Franco’s regression helping hold back Phillies progress
The Philadelphia Phillies are suffering through a fifth consecutive losing season. Once again here in 2017, the club can be found at the bottom of the standings in Major League Baseball.
The team has been making a serious attempt to rebuild with youth over the last three years or so. One of the key pieces in that rebuilding plan is third baseman Maikel Franco.
Franco will turn 25 years old on August 26. He now has roughly 1,500 big league plate appearances on the back of his baseball card. In that time, he has slashed .247/.301/.423, poor numbers by any measure.
It was hoped that this season would mark a step forward for both Franco and the team. In fact, as the season was opening I named him as my Phillies “spotlight hitter”, the biggest key to any improvement by the club.
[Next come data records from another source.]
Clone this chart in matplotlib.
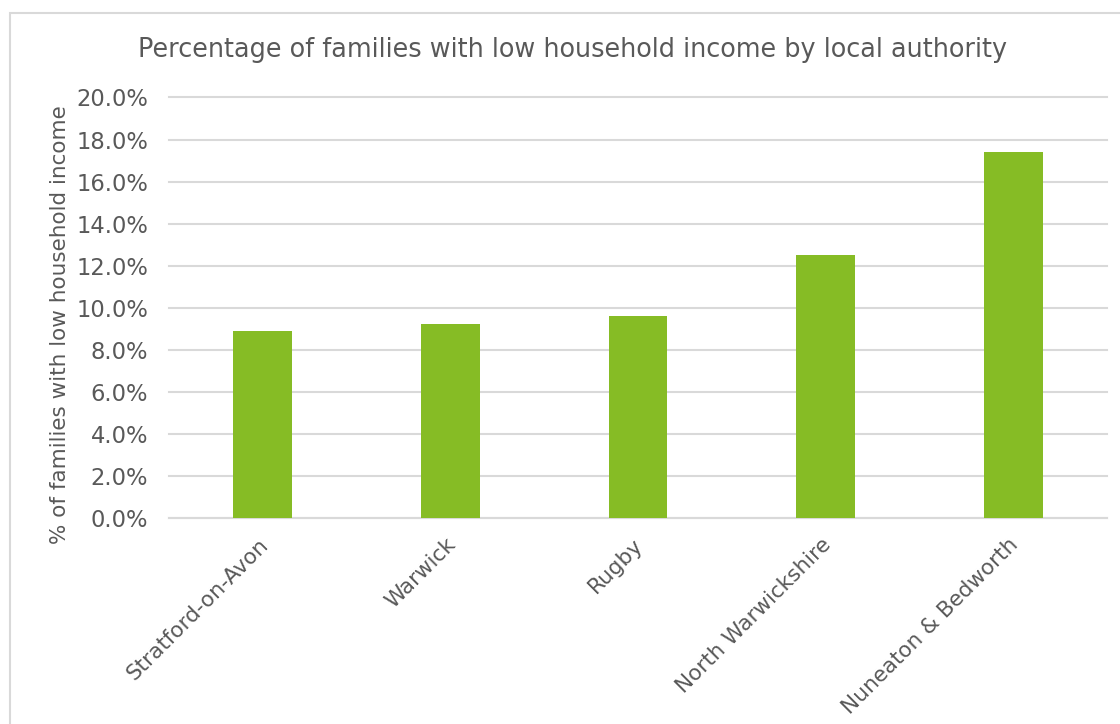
import matplotlib.pyplot as plt
from matplotlib.patches import Rectangle
from matplotlib.ticker import PercentFormatter
from matplotlib.transforms import ScaledTranslation

plt.rcParams['font.family'] = ['DejaVu Sans']

# Low household income share by Warwickshire local authority
authorities = ['Stratford-on-Avon', 'Warwick', 'Rugby',
               'North Warwickshire', 'Nuneaton & Bedworth']
low_income_pct = [8.9, 9.2, 9.6, 12.5, 17.4]
y_ticks = [0, 2, 4, 6, 8, 10, 12, 14, 16, 18, 20]

text_grey = '#595959'
grid_grey = '#D9D9D9'
bar_green = '#86BC25'

W, H = 1120, 724
fig = plt.figure(figsize=(W / 100, H / 100), dpi=100)

# light frame around the chart area (runs off the right and bottom edges)
fig.patches.append(Rectangle((10 / W, -0.05), 1.0, 1 - 13 / H + 0.05,
                             transform=fig.transFigure, fill=False,
                             edgecolor=grid_grey, linewidth=1.5))

ax = fig.add_axes([169 / W, 1 - 517.7 / H, (1107 - 169) / W, (517.7 - 97.5) / H])

x = range(len(authorities))
ax.bar(x, low_income_pct, width=0.313, color=bar_green, zorder=3)

ax.set_xlim(-0.5, len(authorities) - 0.5)
ax.set_ylim(0, 20)
ax.set_yticks(y_ticks)
ax.yaxis.set_major_formatter(PercentFormatter(decimals=1))
ax.grid(axis='y', color=grid_grey, linewidth=1.5, zorder=0)
for gl in ax.get_ygridlines():
    gl.set_clip_on(False)

for side in ['top', 'right', 'left']:
    ax.spines[side].set_visible(False)
ax.spines['bottom'].set_color(grid_grey)
ax.spines['bottom'].set_linewidth(1.5)

ax.tick_params(axis='y', length=0, pad=15, labelsize=16.3, labelcolor=text_grey)
ax.tick_params(axis='x', length=0, pad=12, labelsize=15.5, labelcolor=text_grey)
ax.set_xticks(list(x))
ax.set_xticklabels(authorities, rotation=45, ha='right',
                   rotation_mode='anchor')
# nudge the slanted category labels a little to the left
shift = ScaledTranslation(-5 / 100, 0, fig.dpi_scale_trans)
for lbl in ax.get_xticklabels():
    lbl.set_transform(lbl.get_transform() + shift)

fig.text(573 / W, 1 - 50 / H,
         'Percentage of families with low household income by local authority',
         ha='center', va='center', fontsize=18.4, color=text_grey)
fig.text(60 / W, 1 - 325 / H, '% of families with low household income',
         rotation=90, ha='center', va='center', fontsize=15.5, color=text_grey)

fig.savefig('out.png', dpi=100)
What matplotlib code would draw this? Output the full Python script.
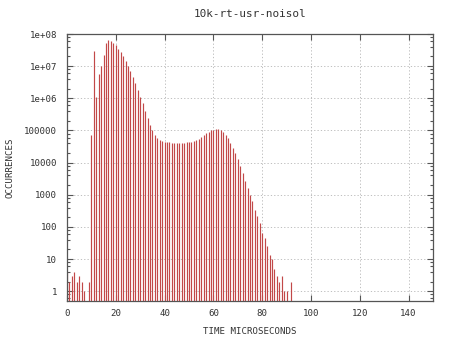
import matplotlib
matplotlib.use("Agg")
import matplotlib.pyplot as plt
from matplotlib.ticker import LogLocator, FixedLocator, NullFormatter

title = "10k-rt-usr-noisol"
xlabel = "TIME MICROSECONDS"
ylabel = "OCCURRENCES"

# latency histogram: microseconds -> number of samples
usec = list(range(0, 91)) + [92]
counts = [
    4, 2, 3, 4, 2, 3, 2, 1, 0, 2,                       # 0-9
    74000, 3.0e7, 1.1e6, 5.6e6, 1.0e7, 2.2e7, 5.2e7, 6.3e7, 6.0e7, 5.2e7,  # 10-19
    4.4e7, 3.4e7, 2.7e7, 2.0e7, 1.48e7, 1.0e7, 7.2e6, 4.7e6, 2.95e6, 1.8e6,  # 20-29
    1.1e6, 7.1e5, 3.9e5, 2.45e5, 1.51e5, 1.07e5, 74000, 59000, 51000, 45700,  # 30-39
    43600, 43000, 42500, 42000, 42000, 41500, 41500, 42000, 42000, 42500,  # 40-49
    43000, 44000, 45700, 50100, 56200, 63100, 72400, 81300, 91200, 100000,  # 50-59
    107000, 112000, 112000, 104700, 91200, 74100, 57500, 41700, 28800, 19900,  # 60-69
    12600, 7760, 4790, 2630, 1620, 1020, 631, 347, 214, 135,  # 70-79
    66, 46, 25, 13, 10, 5, 3, 2, 3, 1,  # 80-89
    1, 2,  # 90, 92
]
xticks = [0, 20, 40, 60, 80, 100, 120, 140]
yticks = [1, 10, 100, 1000, 10000, 100000, 1e6, 1e7, 1e8]
ytick_labels = ["1", "10", "100", "1000", "10000", "100000", "1e+06", "1e+07", "1e+08"]

plt.rcParams["font.family"] = ["DejaVu Sans Mono"]
plt.rcParams["font.size"] = 6.6
txt = "#333333"

fig = plt.figure(figsize=(4.5, 3.38), dpi=100)
ax = fig.add_axes([67 / 450, 1 - 301 / 338, 366 / 450, 267 / 338])

ymin = 0.5
xs = [u for u, c in zip(usec, counts) if c > 0]
ys = [c for c in counts if c > 0]
ax.vlines(xs, ymin, ys, color="#c24848", linewidth=0.85)

ax.set_yscale("log")
ax.set_xlim(0, 150)
ax.set_ylim(ymin, 1e8)

ax.xaxis.set_major_locator(FixedLocator(xticks))
ax.yaxis.set_major_locator(FixedLocator(yticks))
ax.set_yticklabels(ytick_labels)
ax.yaxis.set_minor_locator(LogLocator(base=10, subs=[2, 4, 6, 8], numticks=20))
ax.yaxis.set_minor_formatter(NullFormatter())
ax.xaxis.set_minor_locator(FixedLocator([]))

ax.tick_params(which="both", direction="in", top=True, right=True,
               color="#555555", width=0.8, labelcolor=txt)
ax.tick_params(which="major", length=4)
ax.tick_params(which="minor", length=2)
ax.tick_params(axis="y", pad=7)
ax.tick_params(axis="x", pad=6)

ax.grid(True, which="major", linestyle=(0, (1.5, 2.5)), color="#b4b4b4", linewidth=0.6)
ax.set_axisbelow(True)
for s in ax.spines.values():
    s.set_color("#555555")
    s.set_linewidth(0.9)

ax.set_title(title, color=txt, pad=12)
ax.set_xlabel(xlabel, color=txt, labelpad=6)
ax.set_ylabel(ylabel, color=txt, labelpad=7)

fig.savefig("out.png", dpi=100, facecolor="white")
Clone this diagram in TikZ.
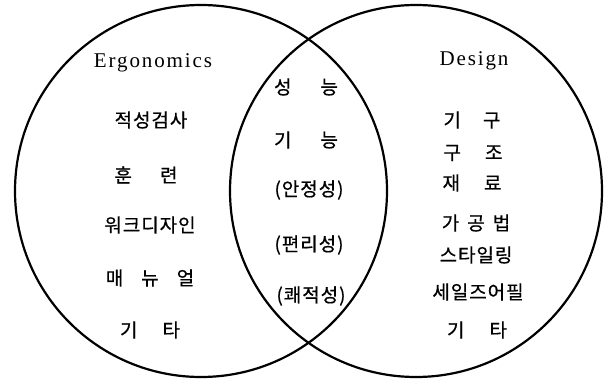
\documentclass[tikz,border=0pt]{standalone}
\usepackage{fontspec}
\setmainfont{Liberation Serif}
\newfontfamily\krfont[LetterSpace=5,FakeBold=0.6]{Noto Sans CJK KR}
\newfontfamily\enfont[LetterSpace=9]{Liberation Serif}
\begin{document}
\begin{tikzpicture}[x=1pt,y=-1pt,
  kt/.style={font=\krfont\fontsize{19}{22}\selectfont, inner sep=0pt},
  et/.style={font=\enfont\fontsize{21}{24}\selectfont, inner sep=0pt},
  ring/.style={draw=black, line width=2.2pt, circle, minimum size=372pt, inner sep=0pt}]
\useasboundingbox (0,0) rectangle (612,379);
\node[ring] (L) at (201,191) {};
\node[ring] (R) at (416,191) {};
% left
\node[et] (erg) at (153,63) {Ergonomics};
\node[kt] (l1) at (151,120) {적성검사};
\node[kt] (l2) at (146,175) {훈\hspace{28pt}련};
\node[kt] (l3) at (150,225) {워크디자인};
\node[kt] (l4) at (150,278) {매\hspace{18pt}뉴\hspace{18pt}얼};
\node[kt] (l5) at (150,330) {기\hspace{25pt}타};
% middle
\node[kt] (m1) at (306,87) {성\hspace{29pt}능};
\node[kt] (m2) at (306,140) {기\hspace{29pt}능};
\node[kt] (m3) at (309,190) {(안정성)};
\node[kt] (m4) at (309,245) {(편리성)};
\node[kt] (m5) at (311,296) {(쾌적성)};
% right
\node[et] (des) at (474,61) {Design};
\node[kt] (r1) at (472,120) {기\hspace{22pt}구};
\node[kt] (r2) at (473,153) {구\hspace{24pt}조};
\node[kt] (r3) at (472,183) {재\hspace{24pt}료};
\node[kt] (r4) at (476,223) {가\hspace{8pt}공\hspace{8pt}법};
\node[kt] (r5) at (476,255) {스타일링};
\node[kt] (r6) at (478,292) {세일즈어필};
\node[kt] (r7) at (477,330) {기\hspace{25pt}타};
\end{tikzpicture}
\end{document}
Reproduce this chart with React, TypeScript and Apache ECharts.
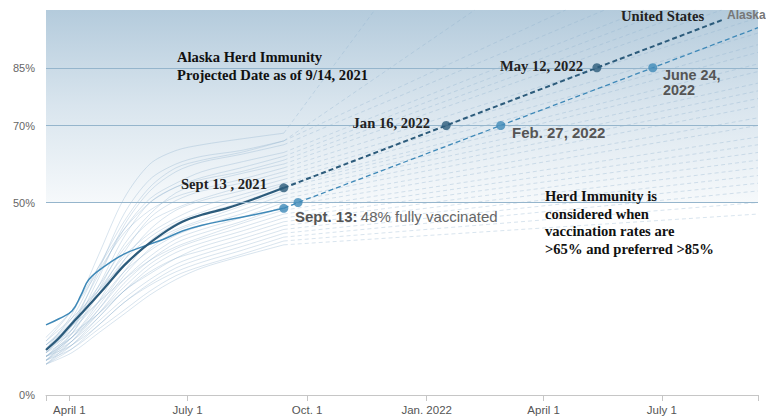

Not only has Franco failed to improve and deliver on his promise, but instead he has utterly failed. For the first time, the Dominican native will be eligible for arbitration this coming winter. The Phillies are sure to offer it to him. But would they try to sign him to a long-term deal? Should they?
Normally this would be a no-brainer for many organizations. A rebuilding team frequently tries to tie up a young player who they believe will be a key part of their program going forward.
But to offer Franco, who cannot become a free agent until following the 2022 season, any big money would be a mistake at this point.


How can the Phillies offer a player who has shown no improvement at all such a deal? The contract would probably need to approximate the Odubel Herrera deal given last off-season? We’re probably talking five-six years and $60 million, with half of that guaranteed over the next two-three years.
One of Franco’s calling cards is supposed to be his power. Perhaps if he were banging an easy 30 homers per year and driving in 100 runs, and providing strong third base defense, you could look past some of the other numbers.
However, to this point in his career Franco has gone deep 56 times and knocked in 202 runs. Divide his plate appearances by a normal three seasons, and you get approximately 18-20 homers and maybe 70-80 RBI.
Those aren’t the types of numbers that a team trying to build a championship contender needs to see out of a key corner infielder.

David Murphy at did a piece recently on Franco’s failure in fastball counts, when a power hitter should normally feast. Murphy made the following ominous observation.

“Franco is hitting just .181/.330/.313 when ahead in the count, and that is nearly 71 percent worse than the league average.”

Defensively, Franco’s ‘Total Zone’ and ‘Defensive Runs Saved’ numbers are below average. For fans of more traditional stats, his Errors are on pace to easily become a career high.
Yes, Franco is still young. He can still improve. Yes, he flashes tremendous talent at times. He can bash prodigious home runs, and make sensational fielding plays. But he simply doesn’t do those things consistently enough.


To this point in his career, Franco has done nothing to show that he can be counted on as a cornerstone of a future Phillies winning ball club. However, there is no prospect coming through the pipeline to challenge him at third base.
Cole Stobbe turns 20 years old at the end of this month, and is the highest-ranked third baseman in the Phillies minor league system. Stobbe is probably still two or three years away from pushing for a big league opportunity.
As the Phillies move forward, they should and will offer Franco a one-year contract for next season. It will be up to Franco to make the improvements necessary if he ever wants to see a truly big payday.
More importantly from a fans perspective, the Phillies need to work with him to get the most out of the player. But they also need to begin considering a long-term contingency plan at the hot corner. Another season like this in 2018, and it will be time to consider going in a different direction.